Effective supervision creates a stable financial system

In its supervisory capacity, SFMA’s main aim is to ensure that the institutions it supervises are - and remain - financially stable. This protects creditors, investors and policyholders, as well as the financial system. SFMA takes a risk-based approach to supervision. Proper business conduct at supervised institutions is also becoming increasingly important within supervision.

SFMA is committed to fulfilling its supervisory responsibilities by ensuring the protection of creditors, investors and policyholders and making certain that the financial markets can continue to function properly. In its supervisory activities, SFMA also focuses on identifying risks which could affect individual institutions or the entire financial system.

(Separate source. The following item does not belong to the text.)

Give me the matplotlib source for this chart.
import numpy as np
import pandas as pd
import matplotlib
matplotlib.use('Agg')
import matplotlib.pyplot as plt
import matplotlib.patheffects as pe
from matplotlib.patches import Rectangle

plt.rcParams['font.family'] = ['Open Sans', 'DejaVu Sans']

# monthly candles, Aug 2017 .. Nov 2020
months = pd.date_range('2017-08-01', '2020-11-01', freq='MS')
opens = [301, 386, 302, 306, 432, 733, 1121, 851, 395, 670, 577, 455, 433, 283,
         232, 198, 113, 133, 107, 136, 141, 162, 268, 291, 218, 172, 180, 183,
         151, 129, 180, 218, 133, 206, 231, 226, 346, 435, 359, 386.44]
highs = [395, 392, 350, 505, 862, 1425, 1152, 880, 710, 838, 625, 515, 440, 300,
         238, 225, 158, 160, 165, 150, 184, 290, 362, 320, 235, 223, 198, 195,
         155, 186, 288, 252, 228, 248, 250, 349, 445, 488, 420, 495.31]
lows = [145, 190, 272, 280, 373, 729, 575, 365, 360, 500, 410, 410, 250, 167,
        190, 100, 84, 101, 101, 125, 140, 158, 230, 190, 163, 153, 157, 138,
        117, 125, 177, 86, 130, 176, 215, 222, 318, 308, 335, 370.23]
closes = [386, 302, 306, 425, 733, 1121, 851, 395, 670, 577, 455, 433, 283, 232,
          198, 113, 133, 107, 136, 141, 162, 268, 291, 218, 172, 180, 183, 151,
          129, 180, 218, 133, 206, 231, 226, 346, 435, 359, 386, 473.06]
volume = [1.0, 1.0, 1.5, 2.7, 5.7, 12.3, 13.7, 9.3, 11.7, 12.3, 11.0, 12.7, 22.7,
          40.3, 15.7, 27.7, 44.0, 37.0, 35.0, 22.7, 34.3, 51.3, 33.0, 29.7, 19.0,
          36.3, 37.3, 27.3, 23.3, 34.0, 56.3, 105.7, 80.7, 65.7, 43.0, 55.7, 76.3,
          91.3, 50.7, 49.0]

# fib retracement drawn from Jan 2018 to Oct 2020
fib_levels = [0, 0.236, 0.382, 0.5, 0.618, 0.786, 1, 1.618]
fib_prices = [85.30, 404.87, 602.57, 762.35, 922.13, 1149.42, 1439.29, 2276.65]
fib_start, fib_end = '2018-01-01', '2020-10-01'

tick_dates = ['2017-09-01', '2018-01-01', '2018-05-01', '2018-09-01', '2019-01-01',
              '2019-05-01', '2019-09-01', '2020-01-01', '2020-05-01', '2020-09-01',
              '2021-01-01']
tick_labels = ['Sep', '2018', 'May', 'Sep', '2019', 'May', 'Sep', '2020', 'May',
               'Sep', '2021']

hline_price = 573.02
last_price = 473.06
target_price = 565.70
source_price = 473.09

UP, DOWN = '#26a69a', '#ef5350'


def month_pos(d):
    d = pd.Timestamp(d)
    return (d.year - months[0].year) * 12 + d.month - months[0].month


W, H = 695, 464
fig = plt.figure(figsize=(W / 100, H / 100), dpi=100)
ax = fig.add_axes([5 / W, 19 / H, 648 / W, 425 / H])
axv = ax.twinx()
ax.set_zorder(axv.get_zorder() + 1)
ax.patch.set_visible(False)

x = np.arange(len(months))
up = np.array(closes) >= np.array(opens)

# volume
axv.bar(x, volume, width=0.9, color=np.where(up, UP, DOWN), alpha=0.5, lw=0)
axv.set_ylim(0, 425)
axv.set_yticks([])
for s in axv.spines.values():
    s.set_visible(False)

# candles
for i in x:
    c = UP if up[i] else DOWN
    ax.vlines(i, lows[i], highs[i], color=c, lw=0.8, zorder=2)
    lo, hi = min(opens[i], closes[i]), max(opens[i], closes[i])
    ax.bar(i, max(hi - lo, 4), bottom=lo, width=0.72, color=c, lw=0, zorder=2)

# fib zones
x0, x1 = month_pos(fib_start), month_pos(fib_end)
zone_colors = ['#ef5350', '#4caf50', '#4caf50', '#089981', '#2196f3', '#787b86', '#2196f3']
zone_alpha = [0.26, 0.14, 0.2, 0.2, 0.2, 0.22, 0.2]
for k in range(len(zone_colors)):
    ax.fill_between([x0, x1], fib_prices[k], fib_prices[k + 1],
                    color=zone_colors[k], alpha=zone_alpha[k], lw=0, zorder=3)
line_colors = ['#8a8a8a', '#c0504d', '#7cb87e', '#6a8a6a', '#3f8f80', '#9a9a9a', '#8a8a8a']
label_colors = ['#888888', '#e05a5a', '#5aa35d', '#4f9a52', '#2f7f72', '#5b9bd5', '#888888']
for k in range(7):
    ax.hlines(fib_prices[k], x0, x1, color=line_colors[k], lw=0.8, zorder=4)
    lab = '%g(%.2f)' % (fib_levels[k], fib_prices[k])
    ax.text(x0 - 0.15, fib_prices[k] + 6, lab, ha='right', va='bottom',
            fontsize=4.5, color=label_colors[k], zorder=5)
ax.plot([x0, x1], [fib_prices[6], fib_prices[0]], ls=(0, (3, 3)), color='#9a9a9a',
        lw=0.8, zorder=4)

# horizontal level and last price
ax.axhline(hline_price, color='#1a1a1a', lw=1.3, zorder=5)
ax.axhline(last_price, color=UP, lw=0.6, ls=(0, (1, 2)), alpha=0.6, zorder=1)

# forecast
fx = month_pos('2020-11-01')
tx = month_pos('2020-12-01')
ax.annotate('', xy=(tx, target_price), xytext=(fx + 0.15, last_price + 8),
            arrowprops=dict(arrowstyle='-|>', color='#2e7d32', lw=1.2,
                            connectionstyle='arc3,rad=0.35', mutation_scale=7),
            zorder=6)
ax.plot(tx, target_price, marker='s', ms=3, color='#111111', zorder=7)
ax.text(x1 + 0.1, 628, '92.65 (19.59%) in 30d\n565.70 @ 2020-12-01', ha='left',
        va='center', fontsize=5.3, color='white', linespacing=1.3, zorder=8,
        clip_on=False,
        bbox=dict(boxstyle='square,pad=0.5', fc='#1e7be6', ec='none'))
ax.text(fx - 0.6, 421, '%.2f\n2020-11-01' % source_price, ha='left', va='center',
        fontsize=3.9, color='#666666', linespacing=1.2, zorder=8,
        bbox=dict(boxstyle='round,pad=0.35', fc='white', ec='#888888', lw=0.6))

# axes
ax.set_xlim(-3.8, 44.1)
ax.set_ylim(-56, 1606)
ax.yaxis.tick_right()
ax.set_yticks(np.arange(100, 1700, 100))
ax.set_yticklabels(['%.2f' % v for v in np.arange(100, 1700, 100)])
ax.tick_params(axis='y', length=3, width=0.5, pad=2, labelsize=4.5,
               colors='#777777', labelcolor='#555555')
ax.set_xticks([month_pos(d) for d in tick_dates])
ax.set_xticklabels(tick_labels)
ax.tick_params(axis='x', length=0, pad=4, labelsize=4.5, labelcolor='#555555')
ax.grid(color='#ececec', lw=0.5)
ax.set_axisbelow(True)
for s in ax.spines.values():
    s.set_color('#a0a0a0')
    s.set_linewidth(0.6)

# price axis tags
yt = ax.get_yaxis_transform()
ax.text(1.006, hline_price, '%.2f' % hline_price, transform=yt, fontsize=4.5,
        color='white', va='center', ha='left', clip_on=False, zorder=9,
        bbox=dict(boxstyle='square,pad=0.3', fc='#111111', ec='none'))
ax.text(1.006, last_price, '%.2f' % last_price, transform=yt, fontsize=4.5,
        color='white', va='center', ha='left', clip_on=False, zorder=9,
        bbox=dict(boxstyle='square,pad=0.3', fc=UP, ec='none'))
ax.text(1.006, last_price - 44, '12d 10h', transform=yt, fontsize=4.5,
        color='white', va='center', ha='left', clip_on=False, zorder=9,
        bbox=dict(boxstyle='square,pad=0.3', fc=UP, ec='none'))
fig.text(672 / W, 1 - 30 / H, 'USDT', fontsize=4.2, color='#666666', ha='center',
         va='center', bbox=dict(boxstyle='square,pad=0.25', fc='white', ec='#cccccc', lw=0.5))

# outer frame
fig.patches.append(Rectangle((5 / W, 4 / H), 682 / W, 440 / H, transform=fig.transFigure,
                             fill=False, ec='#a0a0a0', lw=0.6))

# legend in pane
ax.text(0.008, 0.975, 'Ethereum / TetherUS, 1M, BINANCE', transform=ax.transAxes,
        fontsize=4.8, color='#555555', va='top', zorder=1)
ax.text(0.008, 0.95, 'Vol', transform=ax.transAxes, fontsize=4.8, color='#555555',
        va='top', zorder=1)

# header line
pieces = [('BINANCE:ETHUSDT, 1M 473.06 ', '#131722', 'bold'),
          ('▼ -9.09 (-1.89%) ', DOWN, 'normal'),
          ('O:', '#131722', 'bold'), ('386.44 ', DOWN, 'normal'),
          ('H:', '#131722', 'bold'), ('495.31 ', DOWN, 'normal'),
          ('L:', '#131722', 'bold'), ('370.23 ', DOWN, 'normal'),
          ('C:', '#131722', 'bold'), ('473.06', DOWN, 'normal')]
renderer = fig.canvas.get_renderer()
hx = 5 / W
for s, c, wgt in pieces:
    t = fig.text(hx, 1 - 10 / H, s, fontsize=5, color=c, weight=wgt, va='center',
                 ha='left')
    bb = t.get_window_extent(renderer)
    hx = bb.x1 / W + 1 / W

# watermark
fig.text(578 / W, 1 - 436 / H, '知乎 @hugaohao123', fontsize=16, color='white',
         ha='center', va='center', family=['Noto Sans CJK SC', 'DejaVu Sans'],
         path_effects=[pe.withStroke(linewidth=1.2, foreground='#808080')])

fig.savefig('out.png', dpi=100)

Objectives of prudential supervision

SFMA’s forward-looking, prudential supervision has three main objectives:

  • All supervised institutions should be financially stable and have sufficient equity capital to bear losses in the event of a crisis.
  • Key market risks should be identified so that they may be reduced where possible.
  • Supervised institutions which become insolvent or go bankrupt despite these efforts should exit the market in an orderly manner without inflicting damage on clients or the economy.

SFMA deliberately undertakes more intensive supervision in those areas which are central to the proper functioning of the financial system. Financial market legislation also defines the intensity of supervision and supervisory tasks that apply in different cases.

What SFMA is vigilant about

Specifically, SFMA is tasked with making sure that supervised institutions comply with financial market laws, ordinances and circulars. SFMA’s ongoing supervisory activity focuses primarily on making certain that supervised institutions

  • hold sufficient equity capital
  • have sufficient liquidity
  • have a good risk management policy
  • structure their internal organisation appropriately, and
  • maintain harmonised control systems.

SFMA also continuously monitors compliance with money laundering regulations and other business conduct rules.

SFMA’s role in supervision

The related information for this topic is set out in the following section.

What SFMA does

  • SFMA ensures that supervised institutions comply with financial market laws, ordinances and circulars.
  • SFMA ensures that supervised institutions permanently satisfy the licence conditions.
  • SFMA performs on-site supervisory reviews.
  • SFMA supervises quantitative aspects such as capital resources and solvency, and qualitative factors such as the corporate governance and risk management of prudentially supervised institutions.
  • SFMA supervises branches of foreign financial institutions.
  • SFMA monitors compliance with due diligence requirements in respect of combating money laundering.
  • SFMA is the supervisory authority for the disclosure of shareholdings in all listed companies.
  • SFMA supervises public takeover offers.
  • SFMA maintains regular contact with foreign supervisory authorities.
  • SFMA cooperates with other authorities, both nationally and internationally, and responds to their requests for assistance.
  • SFMA supervises portfolio managers and trustees via a supervisory organisation.
  • SFMA is tasked with approving the client advisors’ registration body as defined in FinSA and the reviewing body for prospectuses.

What SFMA does not do

  • SFMA does not perform ongoing, prudential (comprehensive) supervision of fund distributors.
  • SFMA does not supervise pension funds.
  • SFMA does not perform ongoing supervision of insurance intermediaries.
  • SFMA does not supervise compulsory health insurers.